A RARE SIGN THAT THE PARTY
IS NOT QUITE DEAD… YET
If ever new blood & change
were urgently needed,
the time is now
DEMOCRATS INERT & INBRED
By Bjarne Rostaing
It was startling to see Rep. Tulsi Gabbard nominating The Bern at the Democratic Convention last week. Many gave her up as politically dead after her March DNC kerfuffle with Debbie Wasserman Schultz.
Subtle is not DWS’s style, and the stench of blatant favoritism emanating from the Democratic National Committee was not manageable. A blatant Clinton ally, she pulled out all the stops.
That was over the top for Gabbard, her No. 2 at the DNC. Gabbard was a Sanders fan and she didn’t accept seeing him screwed every day and twice on Sunday. She would also have been his perfect running mate and heir apparent.

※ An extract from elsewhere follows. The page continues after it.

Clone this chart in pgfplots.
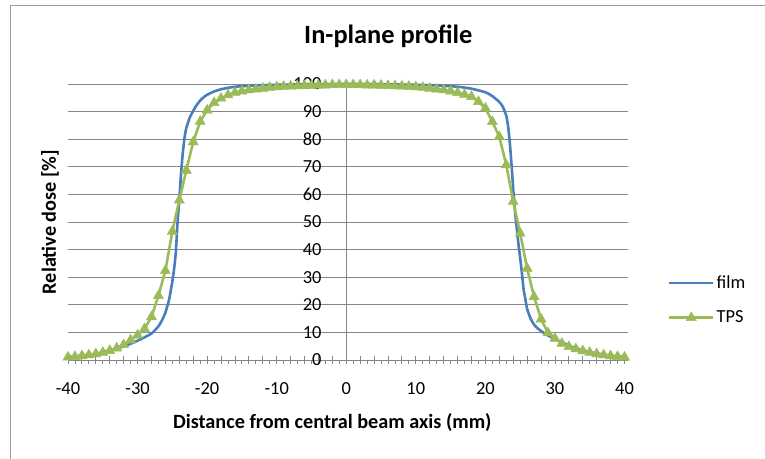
\documentclass[border=0pt]{standalone}
\usepackage{pgfplots}
\pgfplotsset{compat=1.18}
\usepackage{fontspec}
\setmainfont{Carlito}
\definecolor{filmblue}{HTML}{4A7EBB}
\definecolor{tpsgreen}{HTML}{9BBB59}
\definecolor{gridgray}{HTML}{868686}
\begin{document}
\begin{tikzpicture}
\path[use as bounding box, fill=white] (0,0) rectangle (765bp,459bp);
\draw[gridgray!80, line width=1bp] (10bp,0) -- (10bp,453.5bp) -- (765bp,453.5bp);
\begin{axis}[
  at={(68bp,99bp)}, anchor=south west,
  scale only axis, width=560bp, height=276bp,
  xmin=-40, xmax=40.5, ymin=0, ymax=100,
  axis x line*=bottom, axis y line*=left,
  x axis line style={gridgray, line width=0.9bp, -},
  y axis line style={draw=none, -},
  clip=false,
  ytick={0,10,...,100},
  xtick={-40,-38,...,40},
  xticklabels={-40,,,,,-30,,,,,-20,,,,,-10,,,,,0,,,,,10,,,,,20,,,,,30,,,,,40},
  extra x ticks={0},
  extra x tick labels={},
  extra x tick style={xmajorgrids=true, major grid style={gridgray, line width=0.9bp}},
  minor x tick num=1,
  tick align=center,
  major tick length=8bp,
  minor tick length=4bp,
  minor x tick style={yshift=-2bp},
  x tick style={gridgray, line width=0.9bp},
  y tick style={draw=none},
  ymajorgrids,
  grid style={gridgray, line width=0.9bp},
  /pgf/number format/assume math mode=true,
  tick label style={font=\fontsize{18.5}{22}\selectfont},
  xticklabel style={yshift=-15bp},
  yticklabel style={anchor=east, xshift=261bp},
  title={In-plane profile},
  title style={at={(0.572,1.152)}, anchor=center, font=\bfseries\fontsize{26.5}{32}\selectfont},
  xlabel={Distance from central beam axis (mm)},
  xlabel style={at={(0.472,-0.225)}, anchor=center, font=\bfseries\fontsize{20.3}{24}\selectfont},
  ylabel={Relative dose [\%]},
  ylabel style={at={(-0.032,0.5)}, anchor=center, rotate=0, font=\bfseries\fontsize{20.3}{24}\selectfont},
  legend style={at={(1.071,0.217)}, anchor=west, draw=none, fill=none,
    font=\fontsize{18.5}{22}\selectfont, row sep=17bp, inner sep=0pt,
    /tikz/every even column/.append style={column sep=0bp}},
  legend cell align=left,
  legend image code/.code={\draw[mark repeat=2,mark phase=2,#1] plot coordinates {(0bp,0bp) (22bp,0bp) (44bp,0bp)};},
]
\addplot[color=filmblue, line width=2.6bp, smooth, tension=0.3] coordinates {
(-40,1.1) (-39,1.3) (-38,1.6) (-37,1.9) (-36,2.3) (-35,2.8) (-34,3.4) (-33,4.1) (-32,4.9) (-31,5.9) (-30,7.0) (-29,8.2) (-28,9.6) (-27.5,10.8) (-27,12.2) (-26.5,14.3) (-26,17.2) (-25.5,21.5) (-25.25,24.8) (-25,28.5) (-24.75,33) (-24.5,39) (-24.25,50) (-24,58) (-23.75,67.5) (-23.5,75) (-23.25,80.5) (-23,84) (-22.5,87.8) (-22,90.3) (-21.5,92.4) (-21,94) (-20.5,95.2) (-20,96.1) (-19,97.3) (-18,98.1) (-17,98.6) (-16,99.0) (-15,99.2) (-13,99.5) (-10,99.7) (-5,99.9) (0,100)
(5,99.9) (10,99.7) (13,99.5) (15,99.2) (16,99.0) (17,98.7) (18,98.3) (19,97.7) (20,97.0) (20.5,96.4) (21,95.6) (21.5,94.6) (22,93.5) (22.5,91.8) (23,88.5) (23.25,85) (23.5,79) (23.75,71) (24,62) (24.25,54) (24.5,48) (24.75,42) (25,37) (25.25,31.5) (25.5,25.5) (25.75,22) (26,18.5) (26.5,15) (27,12.8) (27.5,11.5) (28,10.5) (29,8.9) (30,7.6) (31,6.4) (32,5.2) (33,4.3) (34,3.5) (35,2.9) (36,2.4) (37,1.9) (38,1.6) (39,1.3) (40,1.1)
};
\addlegendentry{film}
\addplot[color=tpsgreen, line width=2.6bp, mark=triangle*, mark size=5.8bp, mark options={fill=tpsgreen, draw=tpsgreen, line width=0.5bp}] coordinates {
(-40,1.0) (-39,1.2) (-38,1.5) (-37,1.8) (-36,2.2) (-35,2.7) (-34,3.4) (-33,4.3) (-32,5.5) (-31,7.2) (-30,9.0) (-29,11.3) (-28,15.6) (-27,23.3) (-26,32.4) (-25,46.6) (-24,57.9) (-23,68.7) (-22,79) (-21,86.4) (-20,90.5) (-19,93.2) (-18,94.8) (-17,96.0) (-16,96.9) (-15,97.4) (-14,97.8) (-13,98.1) (-12,98.4) (-11,98.7) (-10,98.9) (-9,99.1) (-8,99.2) (-7,99.3) (-6,99.4) (-5,99.5) (-4,99.6) (-3,99.6) (-2,99.7) (-1,99.7) (0,99.7)
(1,99.7) (2,99.7) (3,99.6) (4,99.6) (5,99.5) (6,99.4) (7,99.3) (8,99.2) (9,99.1) (10,98.9) (11,98.7) (12,98.4) (13,98.1) (14,97.8) (15,97.4) (16,96.8) (17,96.2) (18,95.4) (19,93.6) (20,91.2) (21,86.3) (22,80.9) (23,70.7) (24,57.4) (25,45.9) (26,33.2) (27,22.9) (28,14.8) (29,9.8) (30,7.8) (31,6.0) (32,4.8) (33,4.0) (34,3.3) (35,2.7) (36,2.2) (37,1.8) (38,1.5) (39,1.2) (40,1.0)
};
\addlegendentry{TPS}
\end{axis}
\end{tikzpicture}
\end{document}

Few took special note of Gabbard’s defection, and it might have been forgotten in the heat of the convention, but for DWS. Debbie knew she was being fired because of leaked emails revealing her machinations and she refused to go quietly, placing herself stage-center and treating her fellow Dems to a pile of streaming scat that destroyed the all-important Party unity theme on Day 1 and disrupting what should have been a fairly routine process.
People wondered what she has on Clinton to be getting up in her grille like that and getting away with it.

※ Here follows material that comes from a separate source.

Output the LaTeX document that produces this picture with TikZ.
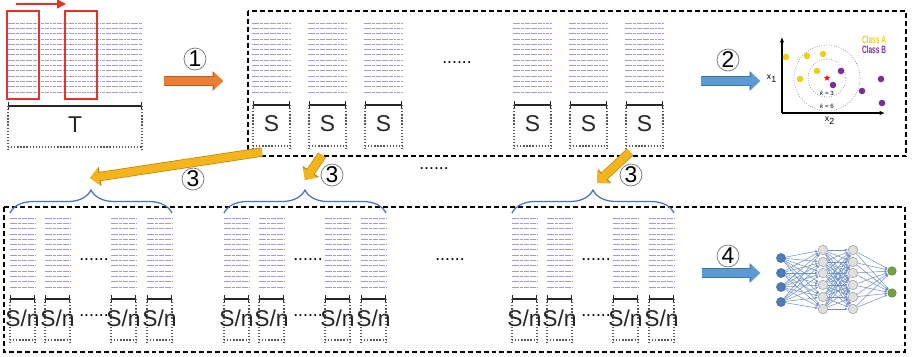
\documentclass[tikz,border=0pt]{standalone}
\usepackage{fontspec}
\setmainfont{Liberation Sans}
\usetikzlibrary{arrows.meta,decorations.pathreplacing,shapes.geometric}
\definecolor{lineviolet}{RGB}{128,122,215}
\definecolor{winred}{RGB}{226,52,44}
\definecolor{arrorange}{HTML}{ED7D31}
\definecolor{arrblue}{HTML}{5B9BD5}
\definecolor{arrgold}{HTML}{F4B41A}
\definecolor{braceblue}{HTML}{4472C4}
\definecolor{classA}{HTML}{F2CF14}
\definecolor{classB}{HTML}{7D2E9E}
\definecolor{nnblue}{HTML}{4A7EBB}
\definecolor{nngreen}{HTML}{77A33C}
\definecolor{nnedge}{HTML}{7090C8}
% lines of a text sample: x, top y, width
\newcommand{\textblock}[3]{%
  \foreach \i in {0,...,13}{%
    \draw[dline] (#1,{#2+\i*5.3}) -- ++(#3,0);%
  }%
}
% length bar with dotted frame: name, x, y, width, label
\newcommand{\spanmark}[5]{%
  \draw[spanbar] (#2,#3) -- ++(#4,0);%
  \draw[dotline] (#2,#3) -- ++(0,46) (#2+#4,#3) -- ++(0,46);%
  \draw[dotline] (#2,#3+41) -- ++(#4,0);%
  \node[spanlabel] (#1) at (#2+#4/2,#3+19) {#5};%
}

\begin{document}
\begin{tikzpicture}[x=0.02cm, y=-0.02cm,
  dline/.style={draw=lineviolet, line width=0.4pt, opacity=0.75,
    dash pattern=on 2.6pt off 0.5pt on 1pt off 0.5pt on 1.8pt off 0.6pt},
  spanbar/.style={line width=0.75pt, black!85, {Bar[width=4.5pt]}-{Bar[width=4.5pt]}},
  dotline/.style={black!65, line width=0.75pt, densely dotted},
  spanlabel/.style={font=\fontsize{13}{13}\selectfont, inner sep=0pt, text=black!85},
  winbox/.style={draw=winred, line width=0.8pt},
  framebox/.style={line width=0.7pt, dash pattern=on 2.8pt off 1.7pt},
  dots/.style={font=\fontsize{10}{10}\selectfont, inner sep=0pt},
  numcirc/.style={circle, draw=black!55, line width=0.4pt, minimum size=0.44cm, inner sep=0pt, font=\fontsize{13}{13}\selectfont},
  blockarr/.style={draw=#1, line width=4.5pt, -{Triangle[width=9.6pt,length=5.2pt]},
    preaction={draw=#1!75!black, line width=5.3pt, -{Triangle[width=10.8pt,length=5.9pt]}}},
  groupbrace/.style={draw=braceblue, line width=0.7pt, decorate, decoration={brace, amplitude=0.46cm}},
  ring/.style={draw=black!45, line width=0.4pt, densely dotted},
  axis/.style={line width=0.6pt, -{Latex[length=3pt,width=2.5pt]}},
  tinytext/.style={font=\fontsize{5}{5}\selectfont, inner sep=0pt},
  nnin/.style={circle, fill=nnblue, draw=nnblue!80!black, line width=0.3pt, minimum size=0.18cm, inner sep=0pt},
  nnhid/.style={circle, fill=black!12, draw=black!40, line width=0.3pt, minimum size=0.19cm, inner sep=0pt},
  nnout/.style={circle, fill=nngreen, draw=nngreen!80!black, line width=0.3pt, minimum size=0.17cm, inner sep=0pt},
  nnedge/.style={draw=nnedge, line width=0.3pt, -{Latex[length=1.6pt,width=1.4pt]}}]
  \useasboundingbox (0,0) rectangle (914,356);

  % whole series
  \textblock{8}{23}{135}
  \draw[winbox] (7,11) rectangle (39,99);
  \draw[winbox] (65,11) rectangle (97,99);
  \coordinate (slide0) at (16,4);
  \coordinate (slide1) at (66,4);
  \draw[winred, line width=0.9pt, -{Triangle[width=5pt,length=5pt]}] (slide0) -- (slide1);
  \spanmark{total}{8}{106}{134}{T}

  \node[numcirc] (stepone) at (195,59) {1};
  \coordinate (oa) at (164,81);
  \coordinate (ob) at (223,81);
  \draw[blockarr=arrorange] (oa) -- (ob);

  % windows of length S
  \draw[framebox] (248,11) rectangle (906,156);
  \foreach \x [count=\k] in {252,308,364,513,569,625}{
    \textblock{\x}{23}{39}
    \spanmark{s\k}{\x+1}{105}{37}{S}
  }
  \node[dots] (sdots) at (457,63) {......};

  \node[numcirc] (steptwo) at (728,60) {2};
  \coordinate (ba) at (701,81);
  \coordinate (bb) at (760,81);
  \draw[blockarr=arrblue] (ba) -- (bb);

  % knn
  \coordinate (org) at (782,113);
  \draw[axis] (org) -- (782,37);
  \draw[axis] (org) -- (885,113);
  \node[tinytext] (xone) at (772,79) {x\textsubscript{1}};
  \node[tinytext] (xtwo) at (830,121) {x\textsubscript{2}};
  \draw[ring] (827,78) circle[radius=19];
  \draw[ring] (827,78) circle[radius=33];
  \foreach \px/\py in {786/57,807/56,823/54,817/71,800/79}
    \fill[classA] (\px,\py) circle[radius=3.3];
  \foreach \px/\py in {841/71,833/85,862/91,881/79,882/103}
    \fill[classB] (\px,\py) circle[radius=3.3];
  \node[star, star points=5, star point ratio=2.4, fill=red, minimum size=0.13cm, inner sep=0pt] (query) at (827,78) {};
  \node[font=\fontsize{3.5}{3.5}\selectfont, inner sep=0pt] (kthree) at (827,93) {\textit{k} = 3};
  \node[font=\fontsize{3.5}{3.5}\selectfont, inner sep=0pt] (ksix) at (827,106) {\textit{k} = 6};
  \node[font=\fontsize{6}{6}\selectfont\bfseries, text=classA, inner sep=0pt] (clsa) at (874,40) {\scalebox{0.62}[1]{Class A}};
  \node[font=\fontsize{6}{6}\selectfont\bfseries, text=classB, inner sep=0pt] (clsb) at (874,50) {\scalebox{0.62}[1]{Class B}};

  \node[dots] (middots) at (434,169) {......};

  % sub-windows of length S/n
  \draw[framebox] (4,207) rectangle (905,352);
  \foreach \g/\m in {10/1,224/2,512/3}{
    \foreach \o [count=\k] in {0,35,101,137}{
      \textblock{\g+\o}{218}{25}
      \spanmark{p\m\k}{\g+\o}{299}{25}{S/n}
    }
    \node[dots] (gapa\m) at (\g+84,260) {......};
    \node[dots] (gapb\m) at (\g+84,316) {......};
    \draw[groupbrace] (\g,213) -- (\g+162,213);
  }
  \node[dots] (lowdots) at (450,260) {......};

  \coordinate (ya) at (262,152);
  \coordinate (yb) at (90,178);
  \coordinate (yc) at (322,155);
  \coordinate (yd) at (305,180);
  \coordinate (ye) at (630,152);
  \coordinate (yf) at (597,183);
  \draw[blockarr=arrgold] (ya) -- (yb);
  \draw[blockarr=arrgold] (yc) -- (yd);
  \draw[blockarr=arrgold] (ye) -- (yf);
  \node[numcirc] (stepthreea) at (193,179) {3};
  \node[numcirc] (stepthreeb) at (332,175) {3};
  \node[numcirc] (stepthreec) at (631,175) {3};

  \node[numcirc] (stepfour) at (728,256) {4};
  \coordinate (fa) at (702,273);
  \coordinate (fb) at (760,273);
  \draw[blockarr=arrblue] (fa) -- (fb);

  % network
  \foreach \i/\yy in {1/258,2/273,3/287,4/302}
    \node[nnin] (in\i) at (781,\yy) {};
  \foreach \j/\yy in {1/250,2/262,3/273,4/285,5/297,6/309}{
    \node[nnhid] (ha\j) at (823,\yy) {};
    \node[nnhid] (hb\j) at (853,\yy) {};
  }
  \foreach \k/\yy in {1/271,2/293}
    \node[nnout] (out\k) at (892,\yy) {};
  \foreach \i in {1,...,4}
    \foreach \j in {1,...,6}
      \draw[nnedge] (in\i) -- (ha\j);
  \foreach \i in {1,...,6}
    \foreach \j in {1,...,6}
      \draw[nnedge] (ha\i) -- (hb\j);
  \foreach \i in {1,...,6}
    \foreach \k in {1,2}
      \draw[nnedge] (hb\i) -- (out\k);
\end{tikzpicture}
\end{document}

Gabbard was in political limbo after leaving the DNC behind, going from anonymous to endangered. The courage to confront DWS (and by implication, Clinton, her close ally) was striking.
It made Gabbard visible and interesting, especially in light of serious non-political credentials that gave her a real-world perspective. For a machine politician like DWS, the Near East would be a political problem, but Gabbard had been there on the ground as a military officer. She emerged not as another hawk, but someone who saw that messing around in Syria and the Near East generally was a bad idea.